Post-Investment: Finding Product Market-Fit

Ann spends all her time post-investment helping companies identify signs of product-market fit (PMF). What is PMF, in her view?

  • Product is a value proposition — a promise that the experience will be orders of magnitude better than anything customers would have expected

  • Market is an ecosystem — the user, the person who pays, manufacturers, distributors — all the stakeholders that need to buy in to what you’re doing in order for you to succeed

PMF has to fit within the context of a business model, which is as important as product & market.

“Success isn’t just about making something people love, it’s also about extracting value.

Ann Miura-Ko

When product, market, and business model are locked in, you’re ready for growth. Solve for and demonstrate value before you lean into growth.

Ann encourages founders to have a strategy to win vs. a strategy not to lose. “Not losing does not equal winning.”

  • Winning = you’re on offense. You’re thinking about what to double down on.

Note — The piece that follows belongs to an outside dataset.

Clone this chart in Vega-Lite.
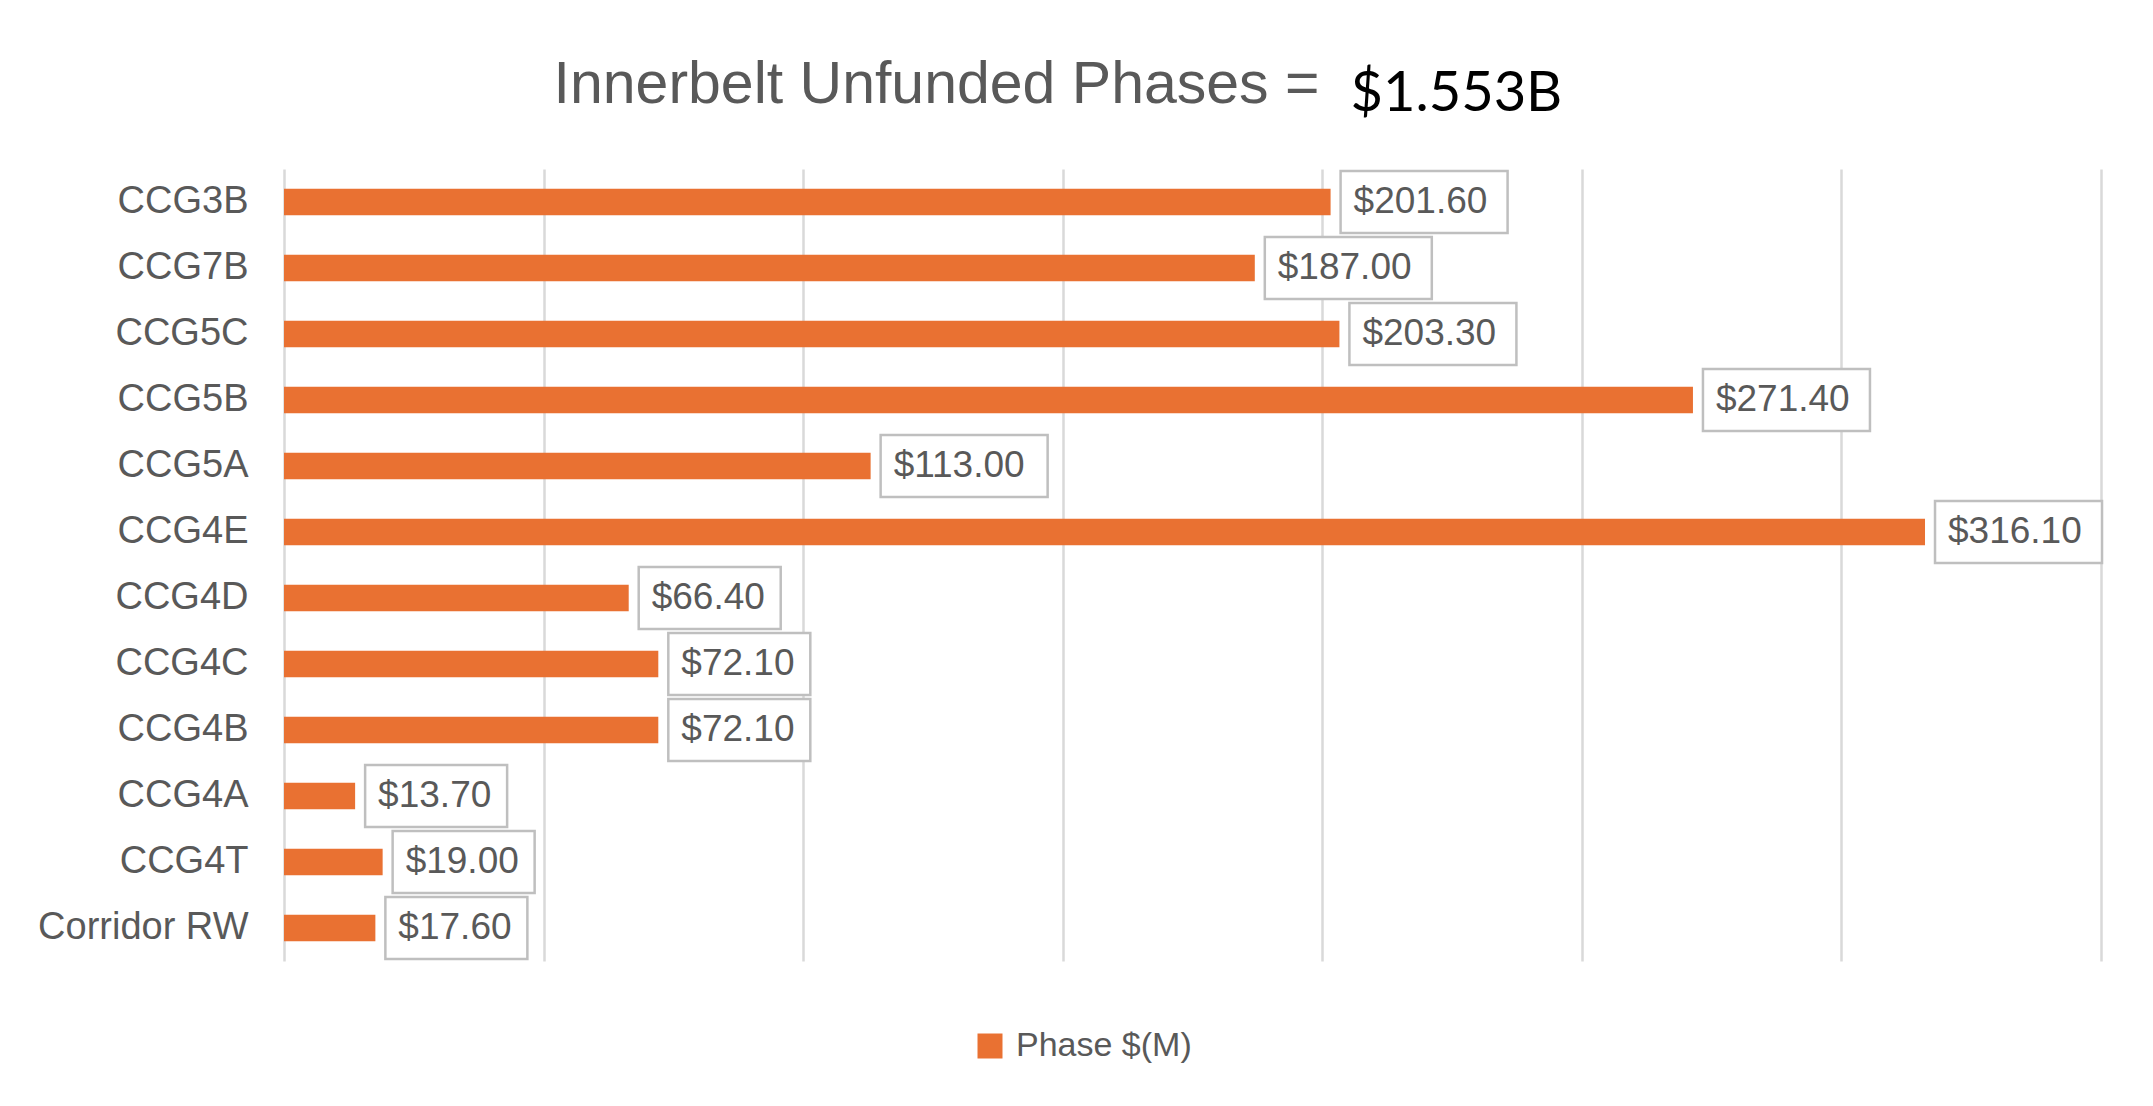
{
  "$schema": "https://vega.github.io/schema/vega-lite/v6.json",
  "width": 1817,
  "height": 792,
  "autosize": {"type": "none"},
  "padding": {"left": 284, "top": 169, "right": 52, "bottom": 145},
  "background": "white",
  "config": {"view": {"stroke": null}},
  "data": {
    "values": [
      {"phase": "CCG3B", "value": 201.6},
      {"phase": "CCG7B", "value": 187.0},
      {"phase": "CCG5C", "value": 203.3},
      {"phase": "CCG5B", "value": 271.4},
      {"phase": "CCG5A", "value": 113.0},
      {"phase": "CCG4E", "value": 316.1},
      {"phase": "CCG4D", "value": 66.4},
      {"phase": "CCG4C", "value": 72.1},
      {"phase": "CCG4B", "value": 72.1},
      {"phase": "CCG4A", "value": 13.7},
      {"phase": "CCG4T", "value": 19.0},
      {"phase": "Corridor RW", "value": 17.6}
    ]
  },
  "encoding": {
    "y": {
      "field": "phase",
      "type": "nominal",
      "sort": null,
      "scale": {"paddingInner": 0.6, "paddingOuter": 0.3},
      "axis": {
        "domain": false,
        "ticks": false,
        "tickSize": 0,
        "grid": false,
        "labelPadding": 36,
        "labelLimit": 0,
        "labelFont": "Liberation Sans",
        "labelFontSize": 38,
        "labelColor": "#595959",
        "title": "Innerbelt Unfunded Phases =",
        "titleAngle": 0,
        "titleX": 652,
        "titleY": -67,
        "titleAlign": "center",
        "titleBaseline": "alphabetic",
        "titleFont": "Liberation Sans",
        "titleFontSize": 59,
        "titleFontWeight": "normal",
        "titleColor": "#595959"
      }
    }
  },
  "layer": [
    {
      "mark": {"type": "bar", "color": "#E97132"},
      "encoding": {
        "x": {
          "field": "value",
          "type": "quantitative",
          "scale": {"domain": [0, 350], "nice": false},
          "axis": {
            "orient": "top",
            "values": [0, 50, 100, 150, 200, 250, 300, 350],
            "domain": false,
            "ticks": false,
            "labels": false,
            "grid": true,
            "gridColor": "#d9d9d9",
            "gridWidth": 2.5,
            "title": "$1.553B",
            "titleX": 1066,
            "titleY": -59,
            "titleAlign": "left",
            "titleBaseline": "alphabetic",
            "titleAngle": 0,
            "titleFont": "Lato",
            "titleFontSize": 56,
            "titleFontWeight": "normal",
            "titleColor": "#000000"
          }
        },
        "color": {
          "datum": "Phase $(M)",
          "scale": {"range": ["#E97132"]},
          "legend": {
            "orient": "none",
            "legendX": 689,
            "legendY": 860,
            "title": null,
            "symbolType": "square",
            "symbolSize": 625,
            "symbolStrokeWidth": 0,
            "labelLimit": 0,
            "labelFont": "Liberation Sans",
            "labelFontSize": 34,
            "labelColor": "#595959",
            "labelOffset": 9
          }
        }
      }
    },
    {
      "transform": [{"filter": {"field": "value", "lt": 100}}],
      "mark": {"type": "bar", "height": 62, "xOffset": 10, "x2Offset": 152, "fill": "white", "stroke": "#bfbfbf", "strokeWidth": 2.5},
      "encoding": {
        "x": {"field": "value", "type": "quantitative"},
        "x2": {"field": "value"}
      }
    },
    {
      "transform": [{"filter": {"field": "value", "gte": 100}}],
      "mark": {"type": "bar", "height": 62, "xOffset": 10, "x2Offset": 177, "fill": "white", "stroke": "#bfbfbf", "strokeWidth": 2.5},
      "encoding": {
        "x": {"field": "value", "type": "quantitative"},
        "x2": {"field": "value"}
      }
    },
    {
      "mark": {"type": "text", "align": "left", "baseline": "middle", "dx": 23, "font": "Liberation Sans", "fontSize": 37, "color": "#595959"},
      "encoding": {
        "x": {"field": "value", "type": "quantitative"},
        "text": {"field": "value", "type": "quantitative", "format": "$,.2f"}
      }
    }
  ]
}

  • Losing = you’re hedging. You’re maybe going after 2 different customer segments at the same time vs. doubling down on one.

“When you raise your seed, you’re setting a timer and saying GO. Within 2 years, you need to raise a successful Series A, which means you need to have a certain level of traction and success in alleviating risks within the business.”

Turpentine VC

On Being an Investor

Here are a collection of other great quotes from Ann on being an investor that don’t fit neatly into the above categories.

“A great VC cares deeply about the company they’re partnering with; they’re a co-conspirator, not just an investor.”

Path to Conviction

“The point of venture is to invest in something that has the potential to really change how society acts within a particular area or change the nature of work itself.”

Turpentine VC

“You make money by being non-consensus, finding unproven assets that people have under-valued, where you have proprietary information allowing you to value them correctly.”

Turpentine VC

“I’m not an investor that has universal appeal. I’m a bit of a maniacal truth-teller.”

Turpentine VC

Ann is spending her lifetime honing the craft of decision-making. It’s important to be explicit about how you’ve come to a decision and the impact it had.

“VC is a series of decisions you make.”

Modern Meditations

Life Perspectives

“Be world class in everything you do.”

Tim Ferriss Show

Ann’s father told her constantly to be world class in everything she did. Related quote: “Greatness is a decision and one that you constantly make.”

“You don’t just get luck, you create these opportunities for yourself. You have to create enough surface area so that when the luck suddenly drops to the ground, you’ve created a wide enough net to catch it.”

Tim Ferriss Show

Being world class in everything you do expands that surface area.

“Networking is having a deep curiosity about the person you’re talking to.”